*Task objective*
Give the number of lines in the listing that hold the word "this". Write nothing but that number.

*Data to process*

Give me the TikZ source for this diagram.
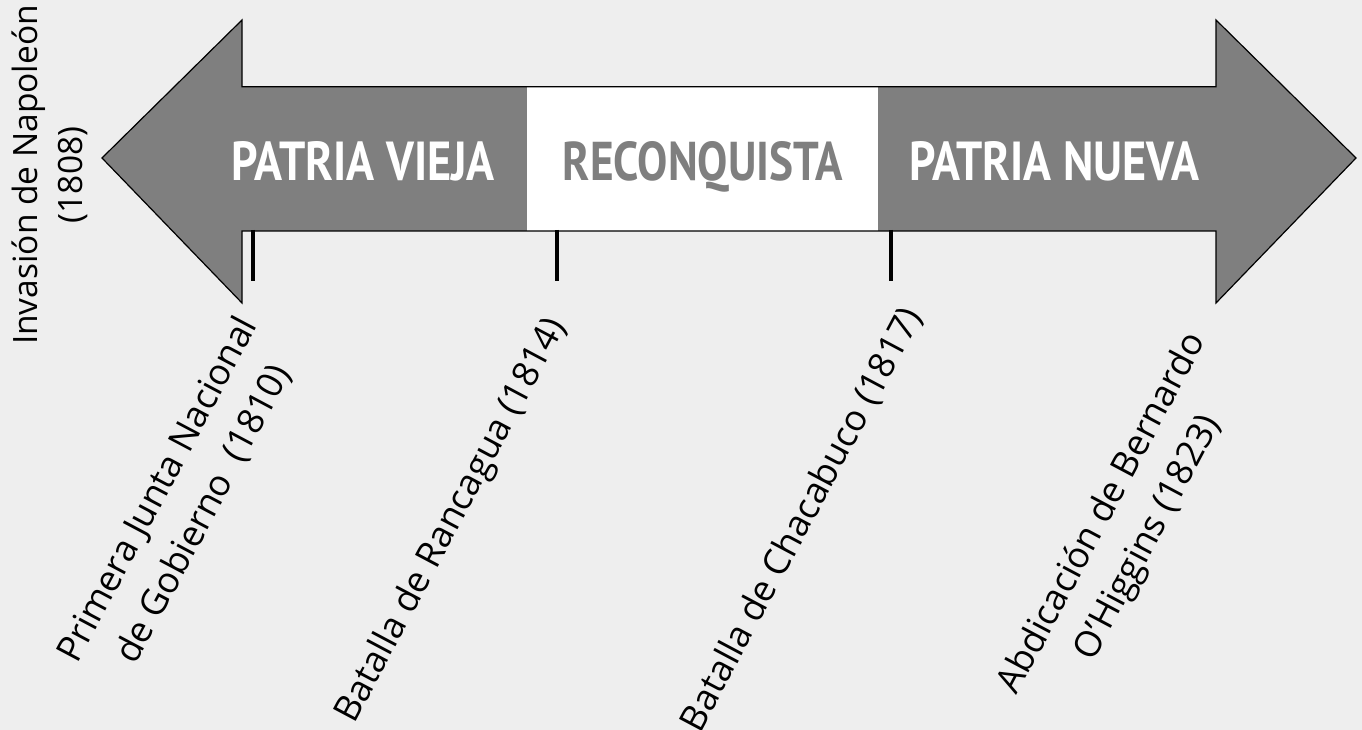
\documentclass[tikz,border=0pt]{standalone}
\usepackage{graphicx}
\usepackage{fontspec}
\setmainfont{Open Sans}
\newfontfamily\titlefont{PT Sans}
\definecolor{bg}{HTML}{EEEEEE}
\definecolor{arrowgray}{HTML}{7F7F7F}
\tikzset{
  period/.style={inner sep=0pt, anchor=base},
  eventlbl/.style={inner sep=0pt, align=center, rotate=62, text=black,
    font=\fontsize{36}{52}\selectfont},
  tickmark/.style={line width=4.5pt, black},
}
\newcommand{\ptitle}[3]{\resizebox{#1pt}{39pt}{\titlefont\bfseries\color{#2}#3}}
\begin{document}
\begin{tikzpicture}[x=1pt,y=1pt]
\useasboundingbox (0,0) rectangle (1362,730);
\fill[bg] (0,0) rectangle (1362,730);
% arrow
\fill[arrowgray] (102,572) -- (242,710) -- (242,643.3) -- (1216,643.3) -- (1216,710) -- (1356,572)
  -- (1216,427) -- (1216,499) -- (242,499) -- (242,427) -- cycle;
\fill[white] (526.7,499) rectangle (878.3,643.3);
\draw[black, line width=1.2pt, line join=miter] (102,572) -- (242,710) -- (242,643.3) -- (1216,643.3) -- (1216,710) -- (1356,572)
  -- (1216,427) -- (1216,499) -- (242,499) -- (242,427) -- cycle;
% period titles
\node[period] (pv) at (363.4,549.5) {\ptitle{263}{white}{PATRIA VIEJA}};
\node[period] (rq) at (703,549.5) {\ptitle{280}{arrowgray}{RECONQUISTA}};
\node[period] (pn) at (1054.3,549.5) {\ptitle{290}{white}{PATRIA NUEVA}};
% ticks
\coordinate (t1a) at (253,500); \coordinate (t1b) at (253,449);
\coordinate (t2a) at (557,500); \coordinate (t2b) at (557,449);
\coordinate (t3a) at (891,500); \coordinate (t3b) at (891,449);
\draw[tickmark] (t1a) -- (t1b);
\draw[tickmark] (t2a) -- (t2b);
\draw[tickmark] (t3a) -- (t3b);
% event labels
\node[inner sep=0pt, align=center, rotate=90, font=\fontsize{33.5}{45}\selectfont] (nap) at (50,555)
  {Invasión de Napoleón\\(1808)};
\node[eventlbl] (junta) at (181,228) {Primera Junta Nacional\\de Gobierno~~(1810)};
\node[eventlbl] (ranc) at (452,209) {Batalla de Rancagua (1814)};
\node[eventlbl] (chac) at (802,210) {Batalla de Chacabuco (1817)};
\node[eventlbl] (abd) at (1126,204) {Abdicación de Bernardo\\O’Higgins (1823)};
\end{tikzpicture}
\end{document}
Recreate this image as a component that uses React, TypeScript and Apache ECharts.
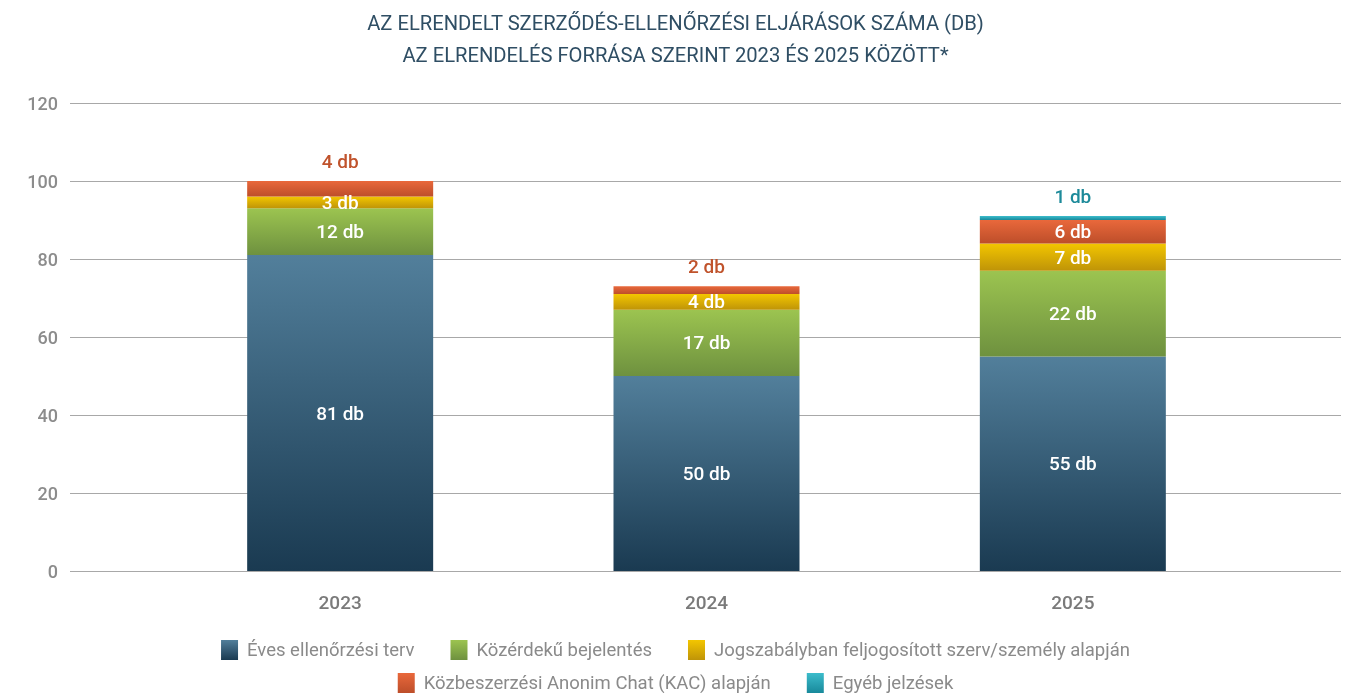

*Written answer*
2